Publié le 20 Dec 2020 - 01:55
COMMENTAIRE

La fuite en avant

 

A bien des égards, les mesures de restriction qui frappent le secteur de la culture ressemblent à une fuite en avant. En effet, c’est tellement commode de taper sur les acteurs culturels, au moment où le virus de la Covid-19 prend ses aises au sein de la population. Qui va les défendre ? Qui va lever le petit doigt pour s’opposer à la fermeture d’un débit de boissons, d’un bar et d’un restaurant ?

Il est clair qu’en agissant de la sorte, les autorités veulent se donner bonne conscience et donner l’illusion qu’ils posent des actes pour freiner la propagation du virus de la Covid-19. Alors que, tous les jours, des millions de Sénégalais s’entassent dans les cars de transport public, dans les marchés, se regroupent dans des lieux de culte, au mépris des règles élémentaires de distanciation sociale, sans que cela n’émeuve ceux qui ont décidé que la culture est une cible facile qui peut servir de punching-ball.

Evidemment, il serait suicidaire de paralyser à nouveau l’économie sénégalaise, en décrétant un confinement ou un couvre-feu. Mais ce n’est pas pour autant une raison de passer ses nerfs sur les artistes et consorts.

Alors que ces musiciens, instrumentistes, personnels du spectacle, tenanciers de bars, restaurants, employés… viennent de traverser une année 2020 cataclysmique à tous les égards, l’Etat n’a trouvé rien de mieux que d’interdire de faire de la musique, des chants et danses dans les restaurants, bars, discothèques… jusqu’à nouvel ordre et de décider de la fermeture des débits de boissons à 23 h, en cette fin d’année qui est, par excellence, leur période de traite.

Si la culture est le parent pauvre de l’économie sénégalaise, c’est souvent parce que ces autorités ne voient pas toute l’économie d’échelle derrière ces restaurants, bars et discothèques, en termes de fournisseur en denrées, de vente de produits dérivés… Il faut aujourd’hui faire un tour à Saint-Louis, ville touristique par excellence, pour se rendre compte de l’étendue du drame qui se joue sous nos yeux, pour toutes ces personnes qui évoluent dans l’événementiel.

En effet, le Sénégal est un pays de culture, secteur dynamique qui emploie des milliers de Sénégalais qui sont aujourd’hui dans l’expectative et le désarroi, après avoir puisé dans leurs réserves pour traverser ces mois de confinement et de fermeture de leurs lieux de travail.

De ce fait, c’est assassin de les punir, à nouveau, alors que l’expérience et la pratique ont montré qu’ils font partie des mieux sensibilisés sur les conséquences de la Covid-19 et la nécessité d’y faire face pour des actions fortes.

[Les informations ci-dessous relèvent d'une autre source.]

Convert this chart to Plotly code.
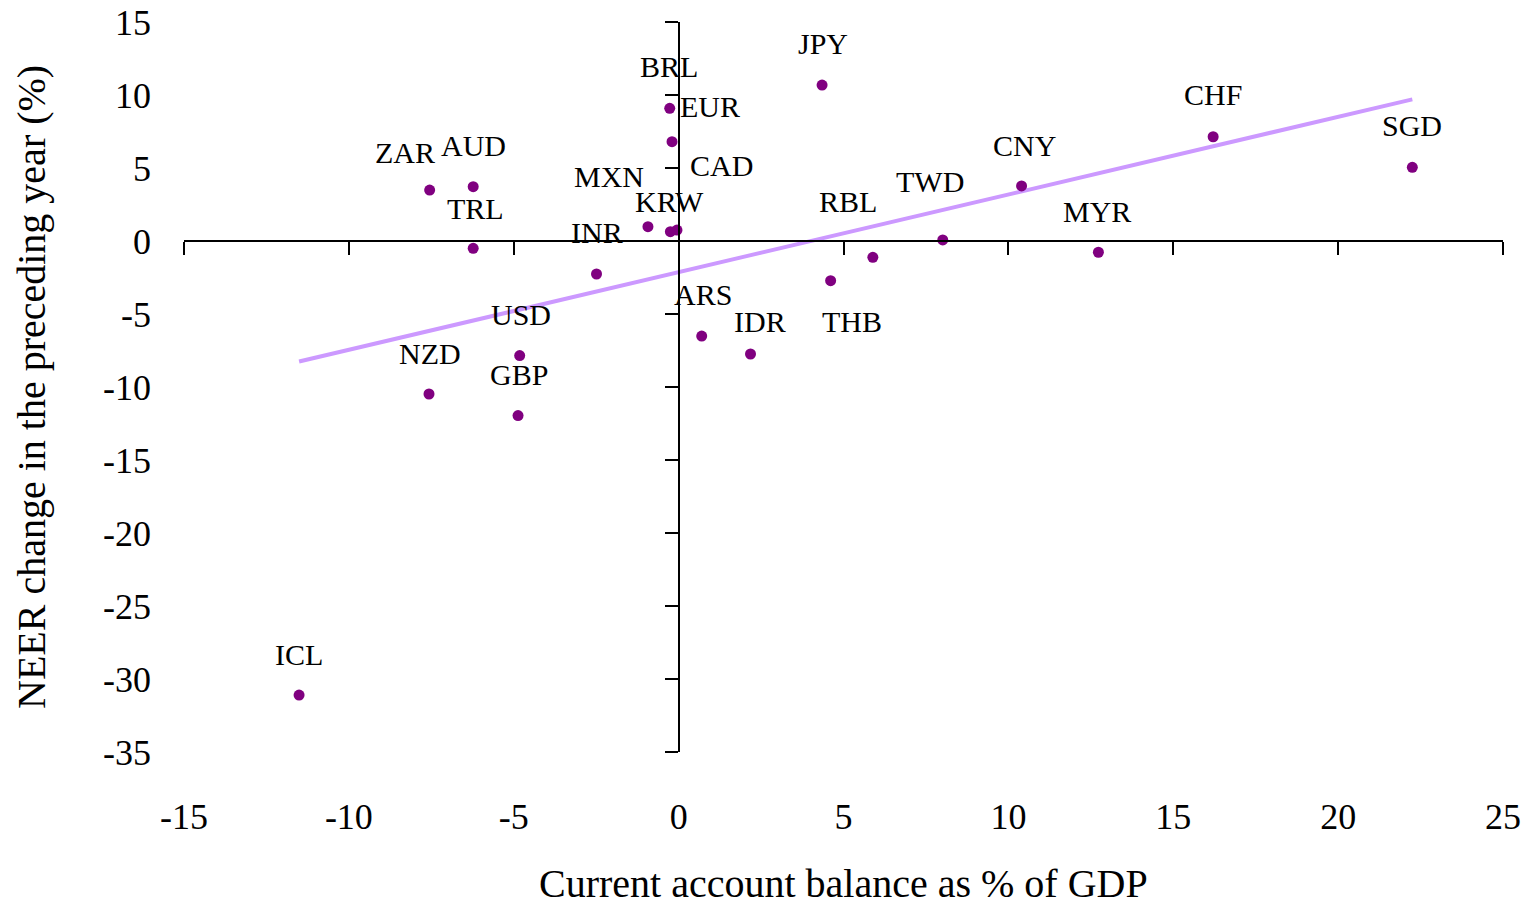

Nombre d’entre eux ont pris de mesures drastiques, mis en place des protocoles stricts pour que soient respectées les mesures sanitaires et de distanciation dans leurs établissements. Choses impensables dans les transports et les marchés.

Aujourd’hui, il est évident qu’il est beaucoup plus facile de choper le virus dans un bus que dans un bar ou un restaurant. L’Etat doit revoir sa copie et rendre justice à ces milliers de pères et mères de famille… désemparés.